▸ **EXERCISE INSTRUCTIONS**:
Restate the listing that follows word for word, without its pictures.
■ ■ ■ ■ ■ ■ ■
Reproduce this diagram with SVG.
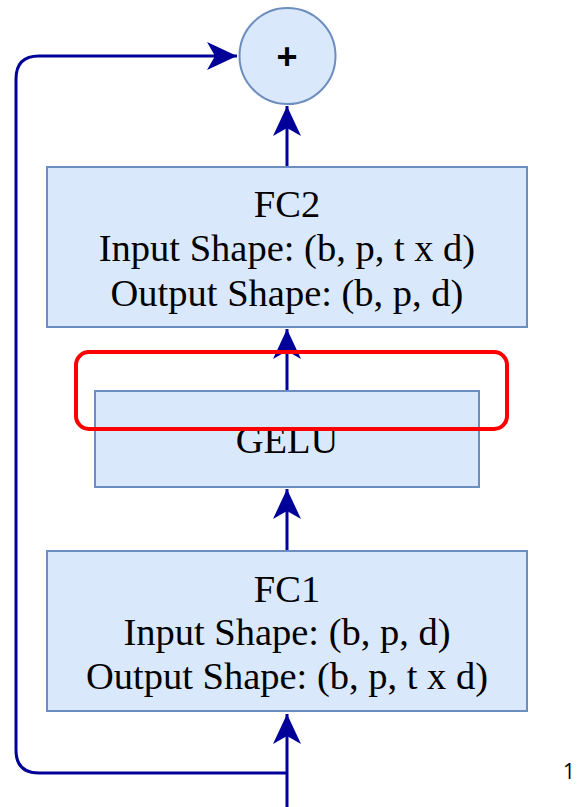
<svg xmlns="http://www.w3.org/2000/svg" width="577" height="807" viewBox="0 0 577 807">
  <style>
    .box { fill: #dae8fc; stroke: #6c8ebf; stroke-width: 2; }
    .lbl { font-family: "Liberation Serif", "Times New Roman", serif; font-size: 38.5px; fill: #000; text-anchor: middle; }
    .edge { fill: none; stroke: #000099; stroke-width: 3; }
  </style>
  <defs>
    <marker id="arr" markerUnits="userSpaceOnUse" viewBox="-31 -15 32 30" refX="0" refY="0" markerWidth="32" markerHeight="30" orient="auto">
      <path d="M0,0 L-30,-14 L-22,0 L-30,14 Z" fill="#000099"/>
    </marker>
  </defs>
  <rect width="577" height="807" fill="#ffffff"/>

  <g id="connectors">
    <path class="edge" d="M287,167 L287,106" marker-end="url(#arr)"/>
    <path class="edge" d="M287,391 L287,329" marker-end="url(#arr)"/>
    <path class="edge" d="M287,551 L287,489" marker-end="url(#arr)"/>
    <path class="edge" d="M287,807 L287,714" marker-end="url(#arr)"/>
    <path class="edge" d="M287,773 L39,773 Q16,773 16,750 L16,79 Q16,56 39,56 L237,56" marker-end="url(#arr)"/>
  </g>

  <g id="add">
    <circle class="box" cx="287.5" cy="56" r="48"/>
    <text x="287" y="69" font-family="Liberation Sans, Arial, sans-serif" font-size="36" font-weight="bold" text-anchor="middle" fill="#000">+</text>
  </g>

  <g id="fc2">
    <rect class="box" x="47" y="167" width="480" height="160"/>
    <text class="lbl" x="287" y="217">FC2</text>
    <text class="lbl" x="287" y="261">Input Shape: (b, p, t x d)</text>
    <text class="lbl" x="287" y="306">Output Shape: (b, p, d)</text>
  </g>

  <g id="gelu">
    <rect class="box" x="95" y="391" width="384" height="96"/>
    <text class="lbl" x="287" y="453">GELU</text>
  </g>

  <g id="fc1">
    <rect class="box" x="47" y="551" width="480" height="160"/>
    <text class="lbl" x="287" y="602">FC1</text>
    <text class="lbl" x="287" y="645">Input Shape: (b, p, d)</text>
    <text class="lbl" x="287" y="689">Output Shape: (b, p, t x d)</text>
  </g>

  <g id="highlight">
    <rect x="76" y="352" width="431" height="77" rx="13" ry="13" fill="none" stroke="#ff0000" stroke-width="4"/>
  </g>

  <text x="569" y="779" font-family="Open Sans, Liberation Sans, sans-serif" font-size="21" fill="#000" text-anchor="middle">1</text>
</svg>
■ ■ ■ ■ ■ ■ ■
▸ **THE RESULT**:
Reproduce this diagram with SVG.
<svg xmlns="http://www.w3.org/2000/svg" width="577" height="807" viewBox="0 0 577 807">
  <style>
    .box { fill: #dae8fc; stroke: #6c8ebf; stroke-width: 2; }
    .lbl { font-family: "Liberation Serif", "Times New Roman", serif; font-size: 38.5px; fill: #000; text-anchor: middle; }
    .edge { fill: none; stroke: #000099; stroke-width: 3; }
  </style>
  <defs>
    <marker id="arr" markerUnits="userSpaceOnUse" viewBox="-31 -15 32 30" refX="0" refY="0" markerWidth="32" markerHeight="30" orient="auto">
      <path d="M0,0 L-30,-14 L-22,0 L-30,14 Z" fill="#000099"/>
    </marker>
  </defs>
  <rect width="577" height="807" fill="#ffffff"/>

  <g id="connectors">
    <path class="edge" d="M287,167 L287,106" marker-end="url(#arr)"/>
    <path class="edge" d="M287,391 L287,329" marker-end="url(#arr)"/>
    <path class="edge" d="M287,551 L287,489" marker-end="url(#arr)"/>
    <path class="edge" d="M287,807 L287,714" marker-end="url(#arr)"/>
    <path class="edge" d="M287,773 L39,773 Q16,773 16,750 L16,79 Q16,56 39,56 L237,56" marker-end="url(#arr)"/>
  </g>

  <g id="add">
    <circle class="box" cx="287.5" cy="56" r="48"/>
    <text x="287" y="69" font-family="Liberation Sans, Arial, sans-serif" font-size="36" font-weight="bold" text-anchor="middle" fill="#000">+</text>
  </g>

  <g id="fc2">
    <rect class="box" x="47" y="167" width="480" height="160"/>
    <text class="lbl" x="287" y="217">FC2</text>
    <text class="lbl" x="287" y="261">Input Shape: (b, p, t x d)</text>
    <text class="lbl" x="287" y="306">Output Shape: (b, p, d)</text>
  </g>

  <g id="gelu">
    <rect class="box" x="95" y="391" width="384" height="96"/>
    <text class="lbl" x="287" y="453">GELU</text>
  </g>

  <g id="fc1">
    <rect class="box" x="47" y="551" width="480" height="160"/>
    <text class="lbl" x="287" y="602">FC1</text>
    <text class="lbl" x="287" y="645">Input Shape: (b, p, d)</text>
    <text class="lbl" x="287" y="689">Output Shape: (b, p, t x d)</text>
  </g>

  <g id="highlight">
    <rect x="76" y="352" width="431" height="77" rx="13" ry="13" fill="none" stroke="#ff0000" stroke-width="4"/>
  </g>

  <text x="569" y="779" font-family="Open Sans, Liberation Sans, sans-serif" font-size="21" fill="#000" text-anchor="middle">1</text>
</svg>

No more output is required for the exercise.